An automated regression suite, with the coverage you need to replicate conditions in production (including usage patterns, data volumes, multiple concurrent interactions etc, not just behavioural system tests), is essential to enable short release cycles.
Managing Technical Debt
In this article, I covered Continuous Delivery (CD) practices because it’s the foundation for any other technical practices. In this story, the company’s technical level failed the bare minimum - failed CD.
Now, let’s say a company does achieve CD. Is that enough? No, we need to manage Technical Debt too. CD provides us with the safety to improve the quality of our code base. Well explained by Ger Cloudt (ref):
Nice article, however teams becoming slow is not only about lack of CI/CD. It is also about increasing Technical Debt as well. Yes, you need short feedback loops, typically realized by means of CI/CD, however you also need to manage your technical debt to achieve a sustainable pace of development.
We need to address technical debt...... (https://cloudtsoftwareconsulting.com/uncategorized/we-need-to-address-technical-debt/ )
So to summarize, in order to ensure sustainable development, we need technical practices. We set the foundations by adopting CI/CD practices - with this, we get the safety of automated tests and automated deployment. But that’s just the beginning, it’s not the end. The automated tests provide us with the safety to be able to improve the structure of our codebase through refactoring to minimize over time.
Failure at Scale - When the whole organization goes down
In this story, I described what happened to ONE team - adopting Scrum (without technical practices) for one team only - and you’ve seen the disaster that happens.
But can it get even worse? Yes, it can! Indeed, this is what Urs Enzler commented:
You forgot: "we start at maximum scale, of course"
Exactly! Many companies do start Scrum adoption at “maximum scale”, (without technical practices) - and then they get failure at “maximum scale“.
Scrum is NOT a synonym for Agile
Brad Appleton wrote an excellent comment; I couldn’t have said it better:
QUOTE: "This is a story of what happens when companies introduce 'agile' but do NOT introduce Continuous Delivery practices."
CORRECTION: This is a story of what happens when people (WRONGLY) presume that "agile" (or "Agile") is a synonym for "Scrum", OR that "Agile = Scrum")
The idea that 'Agile' doesn't include 'Continuous Delivery practices' is just as WRONG, and serves only to reinforce this widely propageted MISCONCEPTION.

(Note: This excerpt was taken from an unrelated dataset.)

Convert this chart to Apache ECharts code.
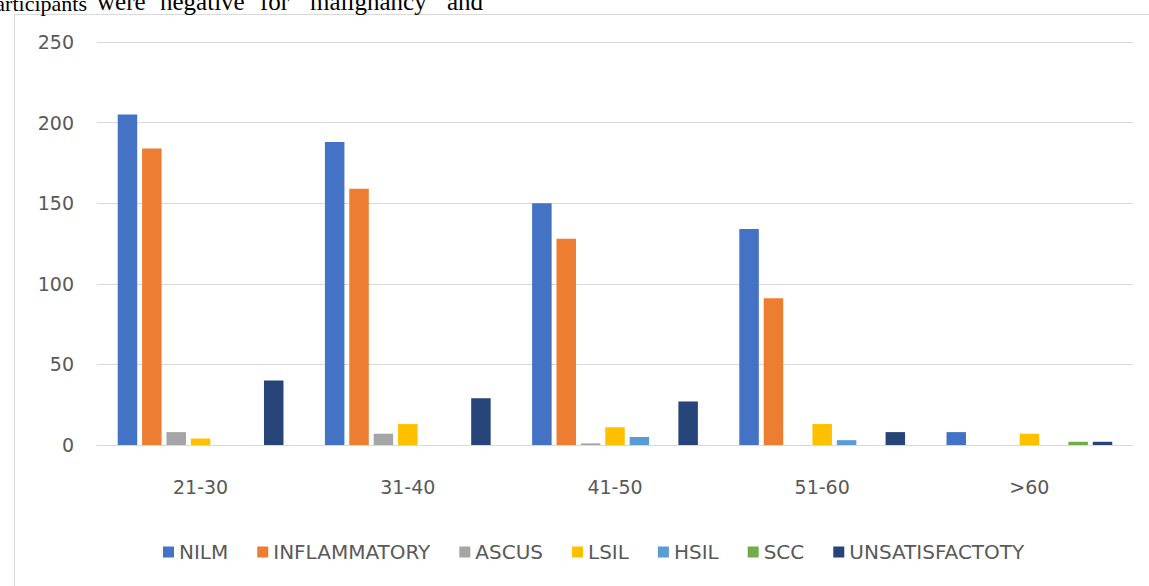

It is 100% CORRECT to say that 'Scrum ALONE (without technical/engineering practices) is NOT ENOUGH'
The technical/engineering practices & principles (for agility) were always part of Agile Development AND right there in the Agile Manifesto principles, starting with the very first principles (which explicitly calls out 'Continuous Delivery', and is in fact what cioned the term)
When the adjective 'Agile' is (ab)used as a noun, it is short for 'Agile DEVELOPMENT' OR 'Agile Manifesto' or 'Agile Delivery' (or 'Agile Software Development' OR ' The Agile Manifesto for Software Development')
Unfortunately, the popularity of Scrum has overshadowed 'Agile' to the point of severe dilution, exclusuon, pollution (and even delusion) as to what 'Agile' (and even Scrum) truly is (and is NOT).